→ **Goal**
Pictures stay out of this copy, which runs from the first line of the material through the line containing "määrä (yhteensä 7".

____

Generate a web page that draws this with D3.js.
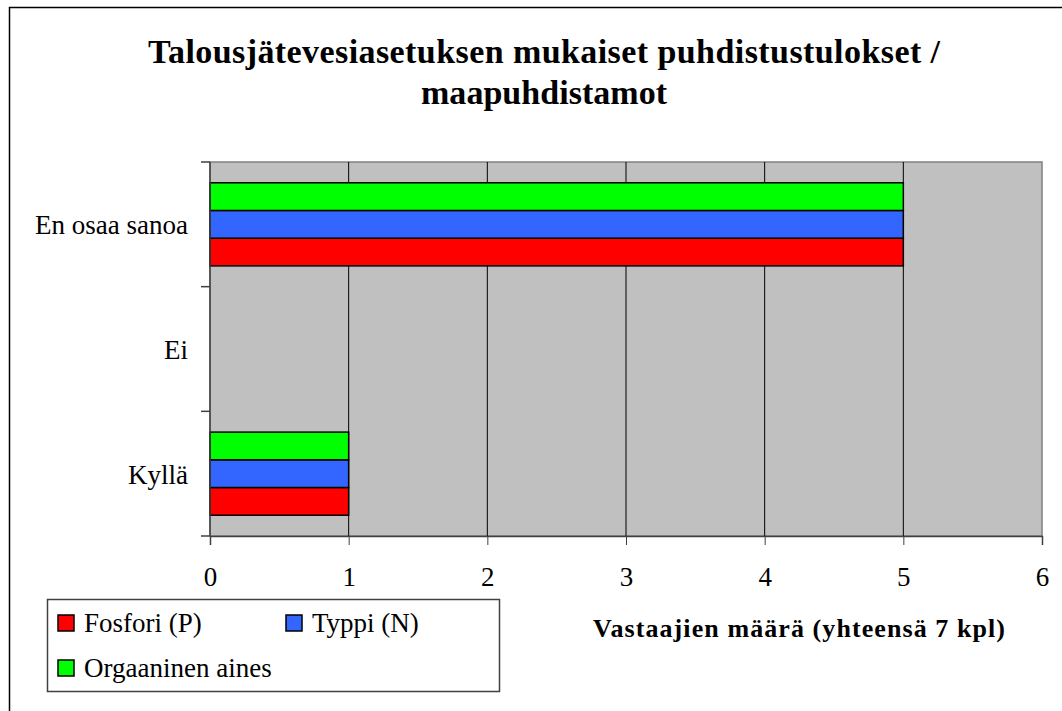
<!DOCTYPE html>
<html>
<head>
<meta charset="utf-8">
<script src="https://cdn.jsdelivr.net/npm/d3@7"></script>
<style>
  body { margin: 0; background: #fff; }
  svg text { font-family: "Liberation Serif", "Times New Roman", serif; }
</style>
</head>
<body>
<div id="chart"></div>
<script>
// categories from top to bottom
var categories = ["En osaa sanoa", "Ei", "Kyllä"];
// series, values in the same order as categories
var seriesNames = ["Fosfori (P)", "Typpi (N)", "Orgaaninen aines"];
var seriesColors = ["#ff0000", "#3366ff", "#00ff00"];
var fosfori = [5, 0, 1];
var typpi = [5, 0, 1];
var orgaaninen = [5, 0, 1];
var xTicks = [0, 1, 2, 3, 4, 5, 6];
var titleLines = ["Talousjätevesiasetuksen mukaiset puhdistustulokset /", "maapuhdistamot"];
var xTitle = "Vastaajien määrä (yhteensä 7 kpl)";

function init() {
    var w = 1062;
    var h = 711;
    var plot = { left: 210, top: 162, right: 1042, bottom: 536 };

    var svg = d3.select("#chart")
                .append("svg")
                .attr("width", w)
                .attr("height", h);

    // outer chart border (runs off right and bottom edge)
    svg.append("rect")
        .attr("x", 9.5).attr("y", 7.5)
        .attr("width", 1080).attr("height", 730)
        .attr("fill", "white")
        .attr("stroke", "#000").attr("stroke-width", 1.5);

    // title, stretched a little like the original rendering
    var titleWidths = [792, 246];
    svg.selectAll("text.title")
        .data(titleLines)
        .enter()
        .append("text")
        .attr("class", "title")
        .attr("x", 544)
        .attr("y", function(d, i) { return 63 + i * 41; })
        .attr("text-anchor", "middle")
        .attr("textLength", function(d, i) { return titleWidths[i]; })
        .attr("lengthAdjust", "spacing")
        .style("font-size", "34px")
        .style("font-weight", "bold")
        .text(function(d) { return d; });

    var x = d3.scaleLinear()
              .domain([0, 6])
              .range([plot.left, plot.right]);

    var y = d3.scaleBand()
              .domain(categories)
              .range([plot.top, plot.bottom]);

    // series inside a band, top to bottom: green, blue, red
    var inner = d3.scaleBand()
                  .domain([2, 1, 0])
                  .range([0, y.bandwidth()])
                  .paddingInner(0)
                  .paddingOuter(0.75);

    // plot background
    svg.append("rect")
        .attr("x", plot.left).attr("y", plot.top)
        .attr("width", plot.right - plot.left)
        .attr("height", plot.bottom - plot.top)
        .attr("fill", "#c0c0c0")
        .attr("stroke", "#808080").attr("stroke-width", 1.5);

    // vertical gridlines
    svg.selectAll("line.grid")
        .data(xTicks.slice(1, -1))
        .enter()
        .append("line")
        .attr("x1", function(d) { return x(d); })
        .attr("x2", function(d) { return x(d); })
        .attr("y1", plot.top).attr("y2", plot.bottom)
        .attr("stroke", "#000").attr("stroke-width", 1);

    // bars
    var values = [fosfori, typpi, orgaaninen];
    var rows = [];
    categories.forEach(function(c, ci) {
        values.forEach(function(v, si) {
            rows.push({ cat: c, s: si, value: v[ci] });
        });
    });

    svg.selectAll("rect.bar")
        .data(rows.filter(function(d) { return d.value > 0; }))
        .enter()
        .append("rect")
        .attr("class", "bar")
        .attr("x", x(0))
        .attr("y", function(d) { return y(d.cat) + inner(d.s); })
        .attr("width", function(d) { return x(d.value) - x(0); })
        .attr("height", inner.bandwidth())
        .attr("fill", function(d) { return seriesColors[d.s]; })
        .attr("stroke", "#000").attr("stroke-width", 1.5);

    // x axis
    var xAxis = d3.axisBottom(x)
                  .tickValues(xTicks)
                  .tickFormat(d3.format("d"))
                  .tickSize(9)
                  .tickPadding(22);
    var gx = svg.append("g")
                .attr("transform", "translate(0," + plot.bottom + ")")
                .call(xAxis);
    gx.attr("font-family", null);
    gx.select(".domain").attr("stroke", "#404040").attr("stroke-width", 1.5);
    gx.selectAll(".tick line").attr("stroke", "#404040");
    gx.selectAll("text")
        .style("font-size", "27px")
        .attr("fill", "#000");

    // y axis: ticks on band boundaries, labels at band centres
    var gy = svg.append("g");
    gy.append("line")
        .attr("x1", plot.left).attr("x2", plot.left)
        .attr("y1", plot.top).attr("y2", plot.bottom)
        .attr("stroke", "#404040").attr("stroke-width", 1.5);
    var bounds = categories.map(function(c) { return y(c); }).concat([plot.bottom]);
    gy.selectAll("line.tick")
        .data(bounds)
        .enter()
        .append("line")
        .attr("x1", plot.left - 9).attr("x2", plot.left)
        .attr("y1", function(d) { return d; })
        .attr("y2", function(d) { return d; })
        .attr("stroke", "#404040").attr("stroke-width", 1.5);
    gy.selectAll("text")
        .data(categories)
        .enter()
        .append("text")
        .attr("x", 188)
        .attr("y", function(d) { return y(d) + y.bandwidth() / 2 + 10; })
        .attr("text-anchor", "end")
        .style("font-size", "27px")
        .text(function(d) { return d; });

    // x axis title
    svg.append("text")
        .attr("x", 799).attr("y", 637)
        .attr("text-anchor", "middle")
        .attr("textLength", 412)
        .attr("lengthAdjust", "spacing")
        .style("font-size", "26px")
        .style("font-weight", "bold")
        .text(xTitle);

    // legend
    var legend = svg.append("g");
    legend.append("rect")
        .attr("x", 47.5).attr("y", 599.5)
        .attr("width", 452).attr("height", 92)
        .attr("fill", "white")
        .attr("stroke", "#404040").attr("stroke-width", 1.5);
    var legendPos = [[58, 632], [286, 632], [58, 677]];
    var items = legend.selectAll("g.item")
        .data(seriesNames)
        .enter()
        .append("g")
        .attr("transform", function(d, i) {
            return "translate(" + legendPos[i][0] + "," + legendPos[i][1] + ")";
        });
    items.append("rect")
        .attr("x", 0).attr("y", -17)
        .attr("width", 16).attr("height", 16)
        .attr("fill", function(d, i) { return seriesColors[i]; })
        .attr("stroke", "#000").attr("stroke-width", 1.5);
    items.append("text")
        .attr("x", 26).attr("y", 0)
        .style("font-size", "27px")
        .text(function(d) { return d; });
}

window.onload = init;
</script>
</body>
</html>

____

→ **The response**
Generate a web page that draws this with D3.js.
<!DOCTYPE html>
<html>
<head>
<meta charset="utf-8">
<script src="https://cdn.jsdelivr.net/npm/d3@7"></script>
<style>
  body { margin: 0; background: #fff; }
  svg text { font-family: "Liberation Serif", "Times New Roman", serif; }
</style>
</head>
<body>
<div id="chart"></div>
<script>
// categories from top to bottom
var categories = ["En osaa sanoa", "Ei", "Kyllä"];
// series, values in the same order as categories
var seriesNames = ["Fosfori (P)", "Typpi (N)", "Orgaaninen aines"];
var seriesColors = ["#ff0000", "#3366ff", "#00ff00"];
var fosfori = [5, 0, 1];
var typpi = [5, 0, 1];
var orgaaninen = [5, 0, 1];
var xTicks = [0, 1, 2, 3, 4, 5, 6];
var titleLines = ["Talousjätevesiasetuksen mukaiset puhdistustulokset /", "maapuhdistamot"];
var xTitle = "Vastaajien määrä (yhteensä 7 kpl)";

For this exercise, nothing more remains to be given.